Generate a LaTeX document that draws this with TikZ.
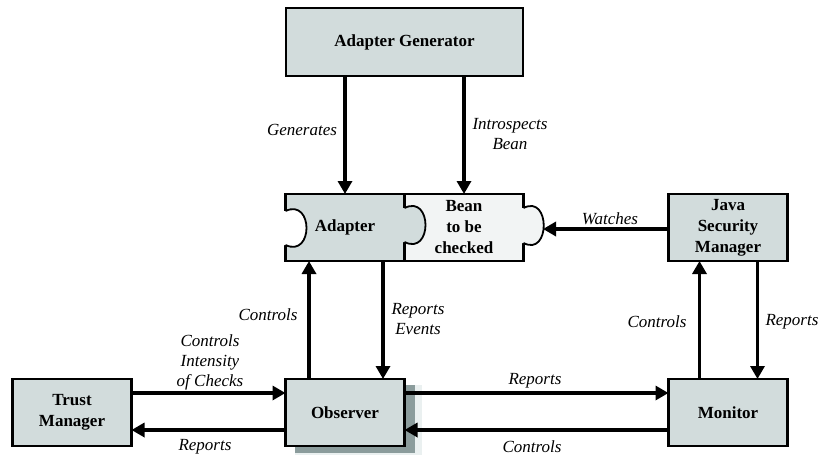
\documentclass[tikz,border=0pt]{standalone}
\usepackage{fontspec}
\setmainfont{Liberation Serif}
\usetikzlibrary{positioning,arrows.meta}
\definecolor{boxfill}{HTML}{D2DCDC}
\definecolor{beanfill}{HTML}{F2F4F4}
\definecolor{shadowgray}{HTML}{8B9C9C}
\definecolor{shadowpale}{HTML}{EAF0F0}

\begin{document}
\begin{tikzpicture}[x=1pt,y=-1pt,
				box/.style={draw,line width=2.2pt,fill=boxfill,minimum width=119pt,minimum height=67pt,
					inner sep=0pt,outer sep=0pt,align=center,font=\fontsize{17}{21}\selectfont\bfseries},
				lbl/.style={align=center,inner sep=0pt,font=\fontsize{17}{20}\selectfont\itshape},
				arr/.style={line width=3.3pt,-{Triangle[length=13pt,width=14pt]}},
				knob/.style={line width=1.8pt}]
				\useasboundingbox (0,0) rectangle (820,455);
				\node[box,minimum width=237pt,minimum height=68pt] (gen) at (404.5,42) {Adapter Generator};
				\node[box]                   (adapter) at (345,227.5)          {Adapter};
				\node[box,fill=beanfill]     (bean)    [right=0pt of adapter]  {Bean\\to be\\checked};
				\node[box,draw=none,fill=shadowpale,minimum width=127pt,minimum height=70pt] (obspale) at (358.5,420) {};
				\node[box,draw=none,fill=shadowgray,minimum width=120pt,minimum height=68pt] (obsshadow) at (355,419) {};
				\node[box]                   (obs)     [below=118pt of adapter] {Observer};
				\node[box]                   (trust)   [left=154pt of obs]     {Trust\\Manager};
				\node[box]                   (mon)     [right=264pt of obs]    {Monitor};
				\node[box]                   (jsm)     [above=118pt of mon]    {Java\\Security\\Manager};

				% puzzle knobs
				\fill[white] ([xshift=-1.8pt,yshift=16.5pt]adapter.west) -- ([yshift=16.5pt]adapter.west)
					.. controls +(28,-13) and +(28,13) .. ([yshift=-17.5pt]adapter.west) -- ([xshift=-1.8pt,yshift=-17.5pt]adapter.west) -- cycle;
				\draw[knob] ([yshift=16.5pt]adapter.west) .. controls +(28,-13) and +(28,13) .. ([yshift=-17.5pt]adapter.west);
				\fill[boxfill] ([xshift=-1.8pt,yshift=19.5pt]adapter.east) -- ([yshift=19.5pt]adapter.east)
					.. controls +(28,-14) and +(28,14) .. ([yshift=-14.5pt]adapter.east) -- ([xshift=-1.8pt,yshift=-14.5pt]adapter.east) -- cycle;
				\draw[knob] ([yshift=19.5pt]adapter.east) .. controls +(28,-14) and +(28,14) .. ([yshift=-14.5pt]adapter.east);
				\fill[beanfill] ([xshift=-1.8pt,yshift=19.5pt]bean.east) -- ([yshift=19.5pt]bean.east)
					.. controls +(27,-14) and +(27,14) .. ([yshift=-15.5pt]bean.east) -- ([xshift=-1.8pt,yshift=-15.5pt]bean.east) -- cycle;
				\draw[knob] ([yshift=19.5pt]bean.east) .. controls +(27,-14) and +(27,14) .. ([yshift=-15.5pt]bean.east);
				\coordinate (tabtip) at (543,229);

				\draw[arr] (gen.south -| adapter.north) -- (adapter.north);
				\draw[arr] (gen.south -| bean.north) -- (bean.north);
				\draw[arr] ([xshift=-36pt]obs.north) -- ([xshift=-36pt]adapter.south);
				\draw[arr] ([xshift=38pt]adapter.south) -- ([xshift=38pt]obs.north);
				\draw[arr] (jsm.west |- tabtip) -- (tabtip);
				\draw[arr] ([xshift=-28.5pt]mon.north) -- ([xshift=-28.5pt]jsm.south);
				\draw[arr] ([xshift=29.5pt]jsm.south) -- ([xshift=29.5pt]mon.north);
				\draw[arr] ([yshift=19.5pt]obs.east) -- ([yshift=19.5pt]mon.west);
				\draw[arr] ([yshift=-17.5pt]mon.west) -- ([yshift=-17.5pt]obs.east);
				\draw[arr] ([yshift=19.5pt]trust.east) -- ([yshift=19.5pt]obs.west);
				\draw[arr] ([yshift=-17.5pt]obs.west) -- ([yshift=-17.5pt]trust.east);

				\node[lbl] (lgen)      at (302,130) {Generates};
				\node[lbl] (lintro)    at (510,134) {Introspects\\Bean};
				\node[lbl] (lwatch)    at (610,219) {Watches};
				\node[lbl] (lobsctl)   at (268,315) {Controls};
				\node[lbl] (lobsrep)   at (418,319) {Reports\\Events};
				\node[lbl] (ltrustctl) at (210,362) {Controls\\Intensity\\of Checks};
				\node[lbl] (ltrustrep) at (205,447) {Reports};
				\node[lbl] (lobsmon)   at (535,381) {Reports};
				\node[lbl] (lmonobs)   at (532,447) {Controls};
				\node[lbl] (ljsmctl)   at (657,322) {Controls};
				\node[lbl] (ljsmrep)   at (792,322) {Reports};
			\end{tikzpicture}
\end{document}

|---|

— Your instructions —
Copy nothing but the lines from the top of the material through the line holding "[above=118pt of mon]", exactly as written; omit pictures.

— In response —
Generate a LaTeX document that draws this with TikZ.
\documentclass[tikz,border=0pt]{standalone}
\usepackage{fontspec}
\setmainfont{Liberation Serif}
\usetikzlibrary{positioning,arrows.meta}
\definecolor{boxfill}{HTML}{D2DCDC}
\definecolor{beanfill}{HTML}{F2F4F4}
\definecolor{shadowgray}{HTML}{8B9C9C}
\definecolor{shadowpale}{HTML}{EAF0F0}

\begin{document}
\begin{tikzpicture}[x=1pt,y=-1pt,
				box/.style={draw,line width=2.2pt,fill=boxfill,minimum width=119pt,minimum height=67pt,
					inner sep=0pt,outer sep=0pt,align=center,font=\fontsize{17}{21}\selectfont\bfseries},
				lbl/.style={align=center,inner sep=0pt,font=\fontsize{17}{20}\selectfont\itshape},
				arr/.style={line width=3.3pt,-{Triangle[length=13pt,width=14pt]}},
				knob/.style={line width=1.8pt}]
				\useasboundingbox (0,0) rectangle (820,455);
				\node[box,minimum width=237pt,minimum height=68pt] (gen) at (404.5,42) {Adapter Generator};
				\node[box]                   (adapter) at (345,227.5)          {Adapter};
				\node[box,fill=beanfill]     (bean)    [right=0pt of adapter]  {Bean\\to be\\checked};
				\node[box,draw=none,fill=shadowpale,minimum width=127pt,minimum height=70pt] (obspale) at (358.5,420) {};
				\node[box,draw=none,fill=shadowgray,minimum width=120pt,minimum height=68pt] (obsshadow) at (355,419) {};
				\node[box]                   (obs)     [below=118pt of adapter] {Observer};
				\node[box]                   (trust)   [left=154pt of obs]     {Trust\\Manager};
				\node[box]                   (mon)     [right=264pt of obs]    {Monitor};
				\node[box]                   (jsm)     [above=118pt of mon]    {Java\\Security\\Manager};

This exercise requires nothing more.